WRITTEN EXERCISE =>
Copy each line below exactly and leave the pictures out.

------------------------------------------------------------

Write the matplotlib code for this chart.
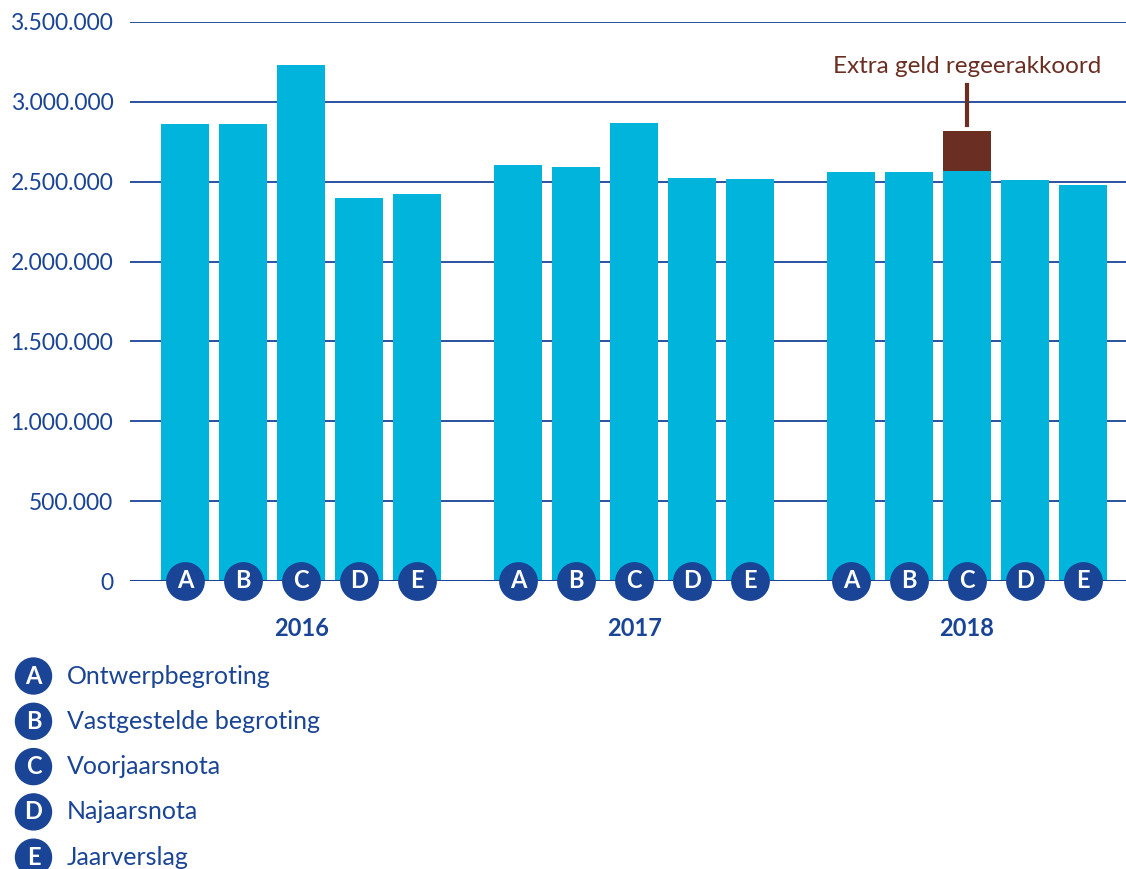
import matplotlib.pyplot as plt
from matplotlib.patches import Circle
from matplotlib.ticker import FuncFormatter
import numpy as np

years = ["2016", "2017", "2018"]
letters = ["A", "B", "C", "D", "E"]
legend_labels = [
    "Ontwerpbegroting",
    "Vastgestelde begroting",
    "Voorjaarsnota",
    "Najaarsnota",
    "Jaarverslag",
]
values = {
    "2016": [2861000, 2861000, 3231000, 2398000, 2423000],
    "2017": [2605000, 2592000, 2868000, 2523000, 2517000],
    "2018": [2561000, 2561000, 2567000, 2511000, 2479000],
}
extra_2018_c = 251000
extra_label = "Extra geld regeerakkoord"
y_ticks = [0, 500000, 1000000, 1500000, 2000000, 2500000, 3000000, 3500000]

BAR = "#00b4dc"
DARK = "#1a4495"
BROWN = "#6a2e22"

plt.rcParams["font.family"] = ["Lato", "DejaVu Sans"]

fig = plt.figure(figsize=(11.26, 8.69), dpi=100)
ax = fig.add_axes([130 / 1126, 288 / 869, 1 - 130 / 1126, 559 / 869])

group_step = 5.74
for g, year in enumerate(years):
    xs = np.arange(5) + g * group_step
    ax.bar(xs, values[year], width=0.83, color=BAR, zorder=2)
    ax.scatter(xs, np.zeros(5), s=780, color=DARK, zorder=4, clip_on=False,
               linewidths=0)
    for x, letter in zip(xs, letters):
        ax.text(x, 0, letter, color="white", fontsize=17, fontweight="bold",
                ha="center", va="center", zorder=5, clip_on=False)
    ax.text(xs[2], -295000, year, color=DARK, fontsize=17, fontweight="bold",
            ha="center", va="center")

# extra money on top of 2018 C
xc = 2 + 2 * group_step
ax.bar(xc, extra_2018_c, bottom=values["2018"][2], width=0.83, color=BROWN, zorder=3)
top = values["2018"][2] + extra_2018_c
ax.plot([xc, xc], [top + 35000, top + 290000], color=BROWN, lw=3, zorder=3)
ax.text(xc, top + 340000, extra_label, color=BROWN, fontsize=17.5,
        ha="center", va="bottom")

ax.set_xlim(-0.95, 16.22)
ax.set_ylim(0, 3500000)
ax.set_yticks(y_ticks)
ax.yaxis.set_major_formatter(
    FuncFormatter(lambda v, p: f"{int(v):,}".replace(",", ".")))
ax.tick_params(axis="y", length=0, pad=12, labelsize=16.5, labelcolor=DARK)
ax.set_xticks([])
ax.grid(axis="y", color=DARK, lw=1.3, zorder=1)
ax.axhline(0, color=DARK, lw=2.2, zorder=3)
ax.set_axisbelow(True)
for s in ax.spines.values():
    s.set_visible(False)

# legend
for i, (letter, label) in enumerate(zip(letters, legend_labels)):
    y_in = (869 - (676 + i * 45.3)) / 100
    fig.add_artist(Circle((0.335, y_in), 0.18, color=DARK,
                          transform=fig.dpi_scale_trans))
    fig.text(0.335, y_in, letter, color="white", fontsize=17, fontweight="bold",
             ha="center", va="center", transform=fig.dpi_scale_trans)
    fig.text(0.67, y_in, label, color=DARK, fontsize=18, ha="left", va="center",
             transform=fig.dpi_scale_trans)

fig.savefig("out.png", dpi=100)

------------------------------------------------------------

WRITTEN ANSWER =>
Write the matplotlib code for this chart.
import matplotlib.pyplot as plt
from matplotlib.patches import Circle
from matplotlib.ticker import FuncFormatter
import numpy as np

years = ["2016", "2017", "2018"]
letters = ["A", "B", "C", "D", "E"]
legend_labels = [
    "Ontwerpbegroting",
    "Vastgestelde begroting",
    "Voorjaarsnota",
    "Najaarsnota",
    "Jaarverslag",
]
values = {
    "2016": [2861000, 2861000, 3231000, 2398000, 2423000],
    "2017": [2605000, 2592000, 2868000, 2523000, 2517000],
    "2018": [2561000, 2561000, 2567000, 2511000, 2479000],
}
extra_2018_c = 251000
extra_label = "Extra geld regeerakkoord"
y_ticks = [0, 500000, 1000000, 1500000, 2000000, 2500000, 3000000, 3500000]

BAR = "#00b4dc"
DARK = "#1a4495"
BROWN = "#6a2e22"

plt.rcParams["font.family"] = ["Lato", "DejaVu Sans"]

fig = plt.figure(figsize=(11.26, 8.69), dpi=100)
ax = fig.add_axes([130 / 1126, 288 / 869, 1 - 130 / 1126, 559 / 869])

group_step = 5.74
for g, year in enumerate(years):
    xs = np.arange(5) + g * group_step
    ax.bar(xs, values[year], width=0.83, color=BAR, zorder=2)
    ax.scatter(xs, np.zeros(5), s=780, color=DARK, zorder=4, clip_on=False,
               linewidths=0)
    for x, letter in zip(xs, letters):
        ax.text(x, 0, letter, color="white", fontsize=17, fontweight="bold",
                ha="center", va="center", zorder=5, clip_on=False)
    ax.text(xs[2], -295000, year, color=DARK, fontsize=17, fontweight="bold",
            ha="center", va="center")

# extra money on top of 2018 C
xc = 2 + 2 * group_step
ax.bar(xc, extra_2018_c, bottom=values["2018"][2], width=0.83, color=BROWN, zorder=3)
top = values["2018"][2] + extra_2018_c
ax.plot([xc, xc], [top + 35000, top + 290000], color=BROWN, lw=3, zorder=3)
ax.text(xc, top + 340000, extra_label, color=BROWN, fontsize=17.5,
        ha="center", va="bottom")

ax.set_xlim(-0.95, 16.22)
ax.set_ylim(0, 3500000)
ax.set_yticks(y_ticks)
ax.yaxis.set_major_formatter(
    FuncFormatter(lambda v, p: f"{int(v):,}".replace(",", ".")))
ax.tick_params(axis="y", length=0, pad=12, labelsize=16.5, labelcolor=DARK)
ax.set_xticks([])
ax.grid(axis="y", color=DARK, lw=1.3, zorder=1)
ax.axhline(0, color=DARK, lw=2.2, zorder=3)
ax.set_axisbelow(True)
for s in ax.spines.values():
    s.set_visible(False)

# legend
for i, (letter, label) in enumerate(zip(letters, legend_labels)):
    y_in = (869 - (676 + i * 45.3)) / 100
    fig.add_artist(Circle((0.335, y_in), 0.18, color=DARK,
                          transform=fig.dpi_scale_trans))
    fig.text(0.335, y_in, letter, color="white", fontsize=17, fontweight="bold",
             ha="center", va="center", transform=fig.dpi_scale_trans)
    fig.text(0.67, y_in, label, color=DARK, fontsize=18, ha="left", va="center",
             transform=fig.dpi_scale_trans)

fig.savefig("out.png", dpi=100)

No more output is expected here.